Little things like that. I put the chain on and off 3 times by not picking up exactly how it went on.
When I’m bit under time pressure, and it’s sunny, I quite enjoy it. Even though I frustrate myself. But I do not trust myself in the slightest.
The thing I have found with the cogs is if you look at them there are loads similar size but one that is larger. Look for the larger one and line that up.
Other top tip is when you are removing one put a zip tie through it to keep it together in order.
as Iwaters says, regarding the cogs, there’s one wider spline than the rest so find that and match it with the same wider slot in the cog, same for each cog. Regarding 40Nm I’ve taken them off new wheels which has needed quite a bit of force so have always put them back with a similar amount of force and never had any problems. We’ve got 9, 10 and 11 speed bikes so the spacers are a right pain when switching things around, knowing which one to use, I’m always googling it (should write it down). I did change a free hub last year (getting it off can be a right pain) and it was worth it for the cost. The pawls were sticking so it wouldn’t engage and mine was sealed so not repairable.
Is this car slime or bike slime? I wonder if there’s a difference. If it’s just to get those old tyres going then I’d give it a go. Worst that can happen is that it doesn’t work and you have to strip off the tyres and hose them off and start again. If you’re forking out for new tyres I’d recommend Stans personally.
It may surprise you, but I own one, single tube of white, lithium grease from Halfords. This was bought last year and the first ever time I have bought any sort of grease (other than cheap burgers on a barbie! ).
It was a typo, I meant to say ‘like sewing machine oil’. ( I think WD40 do a droplet type bottle).
I have many things in my garage, most still have the labels on.
Stripped off the crank and checked bearings. As I suspected based on the crank not spinning too nicely, one of the BB bearings is done.
BB90 standard being a Trek which looks like it’s a 25x37x7 bearing with a plastic dust cover to reduce the spindle to 24mm for Shimano. Hambini doesn’t recommend Enduro for these ones as they have a looser tolerance so ordered a pair of NSK bearings.
Already did this once recently, so trust my skills.
Installed new BB bearings. Rather than Trek I got some NSK ones for the same price. Tighter tolerance, cranks are now nice and smooth where they were grinding and sticking before. Used some loctite 641 with 7648 activator so hope they don’t have to come out for a long long time.

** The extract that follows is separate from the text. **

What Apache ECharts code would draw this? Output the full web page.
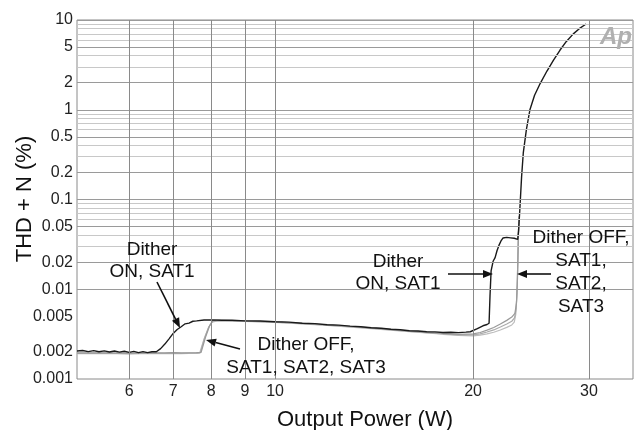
<!DOCTYPE html>
<html><head><meta charset="utf-8">
<script src="https://cdn.jsdelivr.net/npm/echarts@6/dist/echarts.min.js"></script>
<style>html,body{margin:0;padding:0;background:#fff}#c{width:637px;height:430px}</style>
</head><body><div id="c"></div>
<script>
// ---- data ----
const xTickLabels = [6, 7, 8, 9, 10, 20, 30];
const yTickLabels = [0.001, 0.002, 0.005, 0.01, 0.02, 0.05, 0.1, 0.2, 0.5, 1, 2, 5, 10];
const yGridMajor = [0.001, 0.002, 0.005, 0.01, 0.02, 0.05, 0.1, 0.2, 0.5, 1, 2, 5, 10];
const yGridMinor = [0.003, 0.004, 0.006, 0.007, 0.008, 0.009, 0.03, 0.04, 0.06, 0.07, 0.08, 0.09,
  0.3, 0.4, 0.6, 0.7, 0.8, 0.9, 3, 4, 6, 7, 8, 9];
const xGrid = [6, 7, 8, 9, 10, 20, 30];

const ditherOnX = [5.00,5.10,5.20,5.30,5.40,5.50,5.60,5.70,5.80,5.90,6.00,6.10,6.20,6.30,6.40,6.50,6.60,
  6.70,6.80,6.90,7.00,7.10,7.20,7.30,7.40,7.50,7.60,7.80,8.00,8.30,8.60,9.00,9.50,10.0,10.5,11.0,11.5,12.0,
  12.5,13.0,13.5,14.0,14.5,15.0,15.5,16.0,16.5,17.0,17.5,18.0,18.5,19.0,19.5,19.8,20.3,20.7,21.0,21.15,21.22,21.3,21.45,21.6,21.75,21.9,22.05,22.2,
  22.35,22.5,22.65,22.8,22.95,23.1,23.25,23.38,23.45,23.55,23.7,23.84,24.1,24.4,24.8,25.3,25.9,26.5,27.1,
  27.7,28.4,29.0,29.7];
const ditherOnY = [0.00205,0.00208,0.00202,0.00207,0.00201,0.00206,0.00200,0.00205,0.00199,0.00204,0.00198,
  0.00203,0.00197,0.00202,0.00197,0.00201,0.00201,0.00218,0.00245,0.00280,0.00322,0.00356,0.00382,0.00412,
  0.00420,0.00440,0.00444,0.00454,0.00456,0.00452,0.00452,0.00444,0.00443,0.00434,0.00430,0.00418,0.00414,
  0.00402,0.00398,0.00388,0.00382,0.00373,0.00368,0.00358,0.00354,0.00345,0.00343,0.00336,0.00335,0.00330,
  0.00332,0.00329,0.00333,0.00336,0.00365,0.00392,0.00405,0.00418,
  0.0085,0.0160,0.0205,0.0225,0.0270,0.0310,0.0345,0.0372,0.0360,0.0378,0.0362,0.0374,0.0358,0.0370,0.0352,
  0.0360,0.045,0.076,0.18,0.33,0.60,1.00,1.45,1.97,2.70,3.58,4.60,5.73,7.00,8.00,9.02];

const ditherOffSat1X = [5.0,5.5,6.0,6.5,6.8,7.0,7.2,7.4,7.6,7.72,7.85,7.95,8.05,8.2,8.6,9.0,10.0,11.0,12.0,14.0,
  16.0,18.0,19.0,20.0,20.5,21.0,21.5,22.0,22.5,22.9,23.15,23.28,23.36,23.42,23.48];
const ditherOffSat1Y = [0.00195,0.00196,0.00194,0.00196,0.00195,0.00197,0.00195,0.00196,0.00197,0.00198,0.0030,
  0.0039,0.0045,0.00452,0.00448,0.00443,0.00434,0.00417,0.00402,0.00372,0.00343,0.00322,0.00315,0.00318,0.00330,
  0.00350,0.00375,0.00410,0.00450,0.00490,0.00540,0.0070,0.013,0.030,0.065];
const ditherOffSat2X = [5.0,5.5,6.0,6.5,6.8,7.0,7.2,7.4,7.6,7.70,7.82,7.93,8.03,8.2,8.6,9.0,10.0,11.0,12.0,14.0,
  16.0,18.0,19.0,20.0,20.5,21.0,21.5,22.0,22.5,22.9,23.12,23.25,23.34,23.40,23.47];
const ditherOffSat2Y = [0.00193,0.00194,0.00192,0.00194,0.00193,0.00195,0.00193,0.00194,0.00195,0.00196,0.0029,
  0.0038,0.0044,0.00448,0.00445,0.00440,0.00430,0.00414,0.00398,0.00368,0.00339,0.00318,0.00310,0.00310,0.00318,
  0.00334,0.00352,0.00380,0.00410,0.00440,0.00480,0.0060,0.011,0.026,0.060];
const ditherOffSat3X = [5.0,5.5,6.0,6.5,6.8,7.0,7.2,7.4,7.6,7.68,7.80,7.92,8.02,8.2,8.6,9.0,10.0,11.0,12.0,14.0,
  16.0,18.0,19.0,20.0,20.5,21.0,21.5,22.0,22.5,22.9,23.1,23.22,23.32,23.39,23.46];
const ditherOffSat3Y = [0.00192,0.00193,0.00191,0.00193,0.00192,0.00193,0.00192,0.00193,0.00193,0.00194,0.0028,
  0.0037,0.0043,0.00446,0.00443,0.00438,0.00428,0.00411,0.00395,0.00365,0.00336,0.00315,0.00306,0.00303,0.00308,
  0.00318,0.00332,0.00352,0.00376,0.00400,0.00430,0.0052,0.009,0.022,0.055];

// ---- chart ----
const zip = (xs, ys) => xs.map((x, i) => [x, ys[i]]);
const FONT = 'Liberation Sans, Arial, sans-serif';
const chart = echarts.init(document.getElementById('c'), null, {renderer: 'canvas'});

const gridLines = [];
yGridMinor.forEach(v => gridLines.push({yAxis: v, lineStyle: {color: '#c8c8c8', width: 1, type: 'solid'}}));
yGridMajor.forEach(v => gridLines.push({yAxis: v, lineStyle: {color: '#9a9a9a', width: 1, type: 'solid'}}));
xGrid.forEach(v => gridLines.push({xAxis: v, lineStyle: {color: '#8a8a8a', width: 1, type: 'solid'}}));

function lineSeries(name, data, color, width, z) {
  return {name, type: 'line', data, showSymbol: false, symbol: 'none', z,
    lineStyle: {color, width}, animation: false, silent: true};
}

function arrow(x1, y1, x2, y2) {
  const ang = Math.atan2(y2 - y1, x2 - x1);
  const L = 10, W = 4;
  const bx = x2 - L * Math.cos(ang), by = y2 - L * Math.sin(ang);
  const px = -Math.sin(ang) * W, py = Math.cos(ang) * W;
  return [
    {type: 'line', shape: {x1, y1, x2: bx, y2: by}, style: {stroke: '#111', lineWidth: 1.6}, z: 10},
    {type: 'polygon', shape: {points: [[x2, y2], [bx + px, by + py], [bx - px, by - py]]}, style: {fill: '#111'}, z: 10}
  ];
}
function txt(x, y, text, lh) {
  return {type: 'text', x, y, z: 10,
    style: {text, font: '19px ' + FONT, fill: '#111', align: 'center', verticalAlign: 'middle', lineHeight: lh || 22}};
}

chart.setOption({
  animation: false,
  backgroundColor: '#fff',
  grid: {left: 77, right: 4, top: 20, bottom: 51, show: true, borderColor: '#8a8a8a', borderWidth: 1, backgroundColor: 'transparent'},
  xAxis: {type: 'log', logBase: 10, min: 5, max: 35,
    axisLine: {show: false}, axisTick: {show: false}, splitLine: {show: false}, minorSplitLine: {show: false},
    axisLabel: {customValues: xTickLabels, formatter: v => String(+v.toPrecision(6)), fontSize: 16, fontFamily: FONT, color: '#222', margin: 5}},
  yAxis: {type: 'log', logBase: 10, min: 0.001, max: 10,
    axisLine: {show: false}, axisTick: {show: false}, splitLine: {show: false}, minorSplitLine: {show: false},
    axisLabel: {customValues: yTickLabels, formatter: v => String(+v.toPrecision(6)), fontSize: 16, fontFamily: FONT, color: '#222', margin: 4}},
  series: [
    {type: 'line', data: [[5, 0.001]], showSymbol: false, symbol: 'none', lineStyle: {opacity: 0}, z: 1, silent: true,
      markLine: {silent: true, symbol: ['none', 'none'], label: {show: false}, animation: false, data: gridLines}},
    lineSeries('Dither OFF, SAT3', zip(ditherOffSat3X, ditherOffSat3Y), '#bdbdbd', 1.2, 3),
    lineSeries('Dither OFF, SAT2', zip(ditherOffSat2X, ditherOffSat2Y), '#ababab', 1.2, 3),
    lineSeries('Dither OFF, SAT1', zip(ditherOffSat1X, ditherOffSat1Y), '#9a9a9a', 1.2, 3),
    lineSeries('Dither ON, SAT1', zip(ditherOnX, ditherOnY), '#1a1a1a', 1.4, 4)
  ],
  graphic: [
    {type: 'text', x: 25, y: 199, rotation: Math.PI / 2, z: 10,
      style: {text: 'THD + N (%)', font: '22px ' + FONT, fill: '#111', align: 'center', verticalAlign: 'middle'}},
    {type: 'text', x: 365, y: 420, z: 10,
      style: {text: 'Output Power (W)', font: '22px ' + FONT, fill: '#111', align: 'center', verticalAlign: 'middle'}},
    {type: 'text', x: 616, y: 37, z: 10,
      style: {text: 'Ap', font: 'italic bold 24px ' + FONT, fill: '#b0b0b0', align: 'center', verticalAlign: 'middle'}},
    txt(152, 261, 'Dither\nON, SAT1'),
    txt(306, 356, 'Dither OFF,\nSAT1, SAT2, SAT3', 23),
    txt(398, 273, 'Dither\nON, SAT1'),
    txt(581, 272, 'Dither OFF,\nSAT1,\nSAT2,\nSAT3', 23),
    ...arrow(157, 282, 180, 328),
    ...arrow(240, 349, 206, 340),
    ...arrow(448, 274, 493, 274),
    ...arrow(551, 274, 517, 274)
  ]
});
</script></body></html>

Then tweaked and setup the front brake which had a bit of rub and checked the pad wear. Had to watched a GCN video on disc brakes so I could understand how they work and the different ways you can adjust them. Looks like more tools if I ever want to bleed them…
Next is a bit of indexing next whilst it’s on the stand. The shifting up for the FD is stiff and I guess it’s a cable. CBA to sort that as I do very few FD shifts normall and it currently works.